----- Data rows -----
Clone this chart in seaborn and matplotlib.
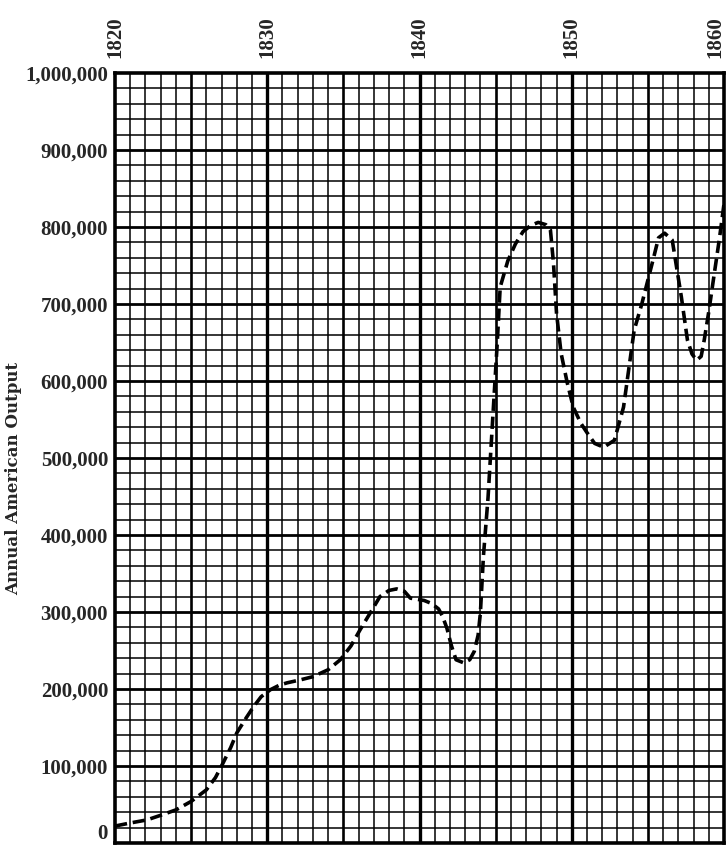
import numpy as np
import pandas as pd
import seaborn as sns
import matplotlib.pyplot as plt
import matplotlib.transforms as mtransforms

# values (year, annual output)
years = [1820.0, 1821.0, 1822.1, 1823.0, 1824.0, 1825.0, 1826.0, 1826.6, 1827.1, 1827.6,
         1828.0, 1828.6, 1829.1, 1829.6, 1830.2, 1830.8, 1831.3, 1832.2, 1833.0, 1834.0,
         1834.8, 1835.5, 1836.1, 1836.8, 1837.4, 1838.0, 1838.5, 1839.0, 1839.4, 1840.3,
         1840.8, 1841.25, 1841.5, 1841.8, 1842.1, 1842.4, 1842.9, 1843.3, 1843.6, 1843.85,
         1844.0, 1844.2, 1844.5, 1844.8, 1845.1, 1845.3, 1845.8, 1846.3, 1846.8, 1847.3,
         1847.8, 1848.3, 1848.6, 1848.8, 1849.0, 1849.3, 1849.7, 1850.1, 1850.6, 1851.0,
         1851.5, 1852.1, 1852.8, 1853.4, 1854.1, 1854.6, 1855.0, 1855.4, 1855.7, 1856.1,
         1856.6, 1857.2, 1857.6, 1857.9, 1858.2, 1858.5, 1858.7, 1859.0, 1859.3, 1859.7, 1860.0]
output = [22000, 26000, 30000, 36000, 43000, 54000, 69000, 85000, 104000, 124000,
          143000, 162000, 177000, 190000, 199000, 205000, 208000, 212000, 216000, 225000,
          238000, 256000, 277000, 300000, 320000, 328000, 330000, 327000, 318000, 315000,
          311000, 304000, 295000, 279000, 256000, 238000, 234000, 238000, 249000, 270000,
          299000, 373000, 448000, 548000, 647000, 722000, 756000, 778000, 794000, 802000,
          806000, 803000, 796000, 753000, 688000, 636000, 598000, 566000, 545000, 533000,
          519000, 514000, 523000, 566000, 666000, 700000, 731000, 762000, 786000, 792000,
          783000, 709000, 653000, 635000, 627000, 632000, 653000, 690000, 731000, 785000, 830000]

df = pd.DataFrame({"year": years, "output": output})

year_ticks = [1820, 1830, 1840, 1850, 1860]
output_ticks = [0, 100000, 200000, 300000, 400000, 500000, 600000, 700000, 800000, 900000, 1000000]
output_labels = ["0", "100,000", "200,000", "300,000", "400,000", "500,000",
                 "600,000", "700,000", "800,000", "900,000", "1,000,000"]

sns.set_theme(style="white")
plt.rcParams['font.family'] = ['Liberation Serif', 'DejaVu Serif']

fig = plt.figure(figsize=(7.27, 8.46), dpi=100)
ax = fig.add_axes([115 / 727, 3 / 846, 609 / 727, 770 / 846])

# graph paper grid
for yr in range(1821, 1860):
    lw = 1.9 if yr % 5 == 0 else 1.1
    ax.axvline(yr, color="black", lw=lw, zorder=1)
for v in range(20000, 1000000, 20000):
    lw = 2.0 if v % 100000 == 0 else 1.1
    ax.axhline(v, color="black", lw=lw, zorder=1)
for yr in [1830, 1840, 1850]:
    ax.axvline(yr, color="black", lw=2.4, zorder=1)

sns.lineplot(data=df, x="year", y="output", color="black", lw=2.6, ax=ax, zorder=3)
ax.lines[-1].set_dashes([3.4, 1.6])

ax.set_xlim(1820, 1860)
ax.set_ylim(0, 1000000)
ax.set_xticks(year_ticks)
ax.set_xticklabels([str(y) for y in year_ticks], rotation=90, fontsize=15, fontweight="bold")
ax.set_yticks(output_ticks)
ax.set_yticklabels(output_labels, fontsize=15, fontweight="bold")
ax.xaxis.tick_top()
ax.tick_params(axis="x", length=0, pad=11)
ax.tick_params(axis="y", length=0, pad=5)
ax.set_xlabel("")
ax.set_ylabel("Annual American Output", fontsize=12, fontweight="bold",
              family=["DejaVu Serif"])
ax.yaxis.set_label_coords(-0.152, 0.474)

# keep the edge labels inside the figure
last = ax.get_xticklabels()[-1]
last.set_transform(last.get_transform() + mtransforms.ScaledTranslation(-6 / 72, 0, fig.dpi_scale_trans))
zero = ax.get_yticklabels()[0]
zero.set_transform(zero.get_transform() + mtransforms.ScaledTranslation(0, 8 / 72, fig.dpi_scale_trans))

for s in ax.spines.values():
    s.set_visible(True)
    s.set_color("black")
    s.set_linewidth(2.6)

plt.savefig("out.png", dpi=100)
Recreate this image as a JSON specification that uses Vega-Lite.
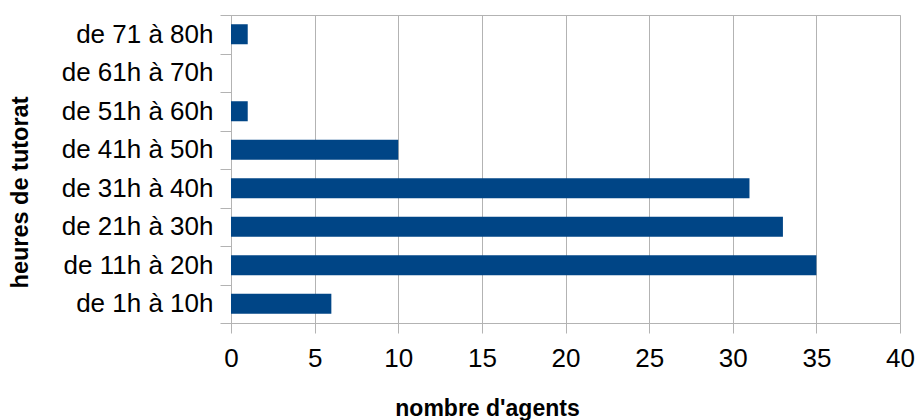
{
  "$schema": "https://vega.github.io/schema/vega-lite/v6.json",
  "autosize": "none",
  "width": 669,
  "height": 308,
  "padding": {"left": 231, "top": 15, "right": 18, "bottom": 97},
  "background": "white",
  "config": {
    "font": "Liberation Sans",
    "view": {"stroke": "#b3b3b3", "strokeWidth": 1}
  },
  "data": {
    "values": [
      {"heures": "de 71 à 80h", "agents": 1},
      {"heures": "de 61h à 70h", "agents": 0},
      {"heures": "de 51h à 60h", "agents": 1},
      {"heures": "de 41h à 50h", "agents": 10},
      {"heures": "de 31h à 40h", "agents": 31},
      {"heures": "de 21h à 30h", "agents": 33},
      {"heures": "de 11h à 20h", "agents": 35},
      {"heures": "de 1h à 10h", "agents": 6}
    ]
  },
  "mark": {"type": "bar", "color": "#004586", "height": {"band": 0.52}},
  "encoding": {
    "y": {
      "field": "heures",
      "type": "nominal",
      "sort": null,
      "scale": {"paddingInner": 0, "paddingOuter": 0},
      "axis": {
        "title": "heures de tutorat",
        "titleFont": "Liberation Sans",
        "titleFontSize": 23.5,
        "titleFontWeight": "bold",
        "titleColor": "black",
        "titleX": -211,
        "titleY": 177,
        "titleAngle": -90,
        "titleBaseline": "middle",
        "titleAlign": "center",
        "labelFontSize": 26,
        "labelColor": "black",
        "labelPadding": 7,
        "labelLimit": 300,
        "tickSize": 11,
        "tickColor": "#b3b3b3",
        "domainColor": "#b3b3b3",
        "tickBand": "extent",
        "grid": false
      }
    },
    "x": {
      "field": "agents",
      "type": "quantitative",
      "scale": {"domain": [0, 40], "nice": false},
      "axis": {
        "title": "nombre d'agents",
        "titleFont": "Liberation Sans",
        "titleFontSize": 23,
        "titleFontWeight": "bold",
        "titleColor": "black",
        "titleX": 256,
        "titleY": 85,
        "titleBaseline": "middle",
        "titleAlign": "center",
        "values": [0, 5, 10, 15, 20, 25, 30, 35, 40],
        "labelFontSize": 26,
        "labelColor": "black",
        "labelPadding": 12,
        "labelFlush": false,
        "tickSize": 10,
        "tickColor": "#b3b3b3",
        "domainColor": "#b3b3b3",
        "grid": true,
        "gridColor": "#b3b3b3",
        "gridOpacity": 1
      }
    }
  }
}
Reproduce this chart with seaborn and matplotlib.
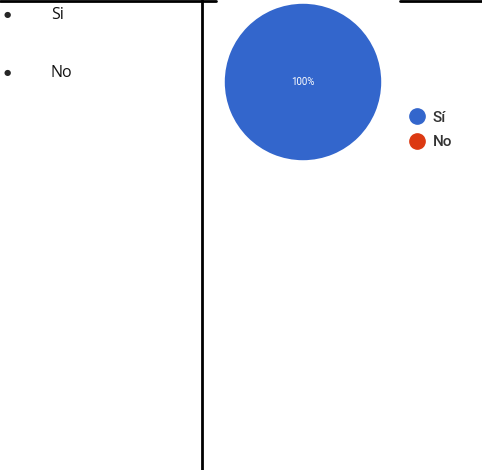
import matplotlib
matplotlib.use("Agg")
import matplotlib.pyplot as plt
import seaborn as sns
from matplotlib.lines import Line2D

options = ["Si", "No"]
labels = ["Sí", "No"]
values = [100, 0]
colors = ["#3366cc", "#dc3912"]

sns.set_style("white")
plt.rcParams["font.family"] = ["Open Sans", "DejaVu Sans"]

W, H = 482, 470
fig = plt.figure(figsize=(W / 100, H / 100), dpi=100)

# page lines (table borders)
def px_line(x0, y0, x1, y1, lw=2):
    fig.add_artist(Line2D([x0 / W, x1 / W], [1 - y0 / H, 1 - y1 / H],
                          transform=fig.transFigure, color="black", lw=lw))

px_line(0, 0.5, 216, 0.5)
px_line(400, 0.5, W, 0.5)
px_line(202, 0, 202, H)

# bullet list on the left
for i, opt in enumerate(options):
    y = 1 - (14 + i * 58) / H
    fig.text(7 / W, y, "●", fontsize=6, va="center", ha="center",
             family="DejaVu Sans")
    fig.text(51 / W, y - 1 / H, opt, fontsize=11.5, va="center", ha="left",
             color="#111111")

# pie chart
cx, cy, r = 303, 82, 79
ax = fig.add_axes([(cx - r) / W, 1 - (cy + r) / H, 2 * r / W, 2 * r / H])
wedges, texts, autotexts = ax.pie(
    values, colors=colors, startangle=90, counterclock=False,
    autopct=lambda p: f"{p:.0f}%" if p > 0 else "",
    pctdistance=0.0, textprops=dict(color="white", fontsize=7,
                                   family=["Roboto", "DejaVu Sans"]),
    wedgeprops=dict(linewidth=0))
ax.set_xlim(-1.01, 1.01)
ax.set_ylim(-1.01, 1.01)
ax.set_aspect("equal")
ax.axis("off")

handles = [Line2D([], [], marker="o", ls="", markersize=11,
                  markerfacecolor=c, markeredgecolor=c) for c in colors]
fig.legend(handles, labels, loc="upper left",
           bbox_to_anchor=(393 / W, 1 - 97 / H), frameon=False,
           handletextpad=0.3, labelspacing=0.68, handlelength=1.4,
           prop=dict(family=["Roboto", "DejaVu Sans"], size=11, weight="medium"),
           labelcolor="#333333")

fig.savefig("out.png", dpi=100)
-----
Write out an exact copy of the listing, first line through the line containing "plt.rcParams['font.family'] = ['Liberation", with the pictures left out.

Clone this chart in seaborn and matplotlib.
import numpy as np
import pandas as pd
import seaborn as sns
import matplotlib.pyplot as plt
import matplotlib.transforms as mtransforms

# values (year, annual output)
years = [1820.0, 1821.0, 1822.1, 1823.0, 1824.0, 1825.0, 1826.0, 1826.6, 1827.1, 1827.6,
         1828.0, 1828.6, 1829.1, 1829.6, 1830.2, 1830.8, 1831.3, 1832.2, 1833.0, 1834.0,
         1834.8, 1835.5, 1836.1, 1836.8, 1837.4, 1838.0, 1838.5, 1839.0, 1839.4, 1840.3,
         1840.8, 1841.25, 1841.5, 1841.8, 1842.1, 1842.4, 1842.9, 1843.3, 1843.6, 1843.85,
         1844.0, 1844.2, 1844.5, 1844.8, 1845.1, 1845.3, 1845.8, 1846.3, 1846.8, 1847.3,
         1847.8, 1848.3, 1848.6, 1848.8, 1849.0, 1849.3, 1849.7, 1850.1, 1850.6, 1851.0,
         1851.5, 1852.1, 1852.8, 1853.4, 1854.1, 1854.6, 1855.0, 1855.4, 1855.7, 1856.1,
         1856.6, 1857.2, 1857.6, 1857.9, 1858.2, 1858.5, 1858.7, 1859.0, 1859.3, 1859.7, 1860.0]
output = [22000, 26000, 30000, 36000, 43000, 54000, 69000, 85000, 104000, 124000,
          143000, 162000, 177000, 190000, 199000, 205000, 208000, 212000, 216000, 225000,
          238000, 256000, 277000, 300000, 320000, 328000, 330000, 327000, 318000, 315000,
          311000, 304000, 295000, 279000, 256000, 238000, 234000, 238000, 249000, 270000,
          299000, 373000, 448000, 548000, 647000, 722000, 756000, 778000, 794000, 802000,
          806000, 803000, 796000, 753000, 688000, 636000, 598000, 566000, 545000, 533000,
          519000, 514000, 523000, 566000, 666000, 700000, 731000, 762000, 786000, 792000,
          783000, 709000, 653000, 635000, 627000, 632000, 653000, 690000, 731000, 785000, 830000]

df = pd.DataFrame({"year": years, "output": output})

year_ticks = [1820, 1830, 1840, 1850, 1860]
output_ticks = [0, 100000, 200000, 300000, 400000, 500000, 600000, 700000, 800000, 900000, 1000000]
output_labels = ["0", "100,000", "200,000", "300,000", "400,000", "500,000",
                 "600,000", "700,000", "800,000", "900,000", "1,000,000"]

sns.set_theme(style="white")
plt.rcParams['font.family'] = ['Liberation Serif', 'DejaVu Serif']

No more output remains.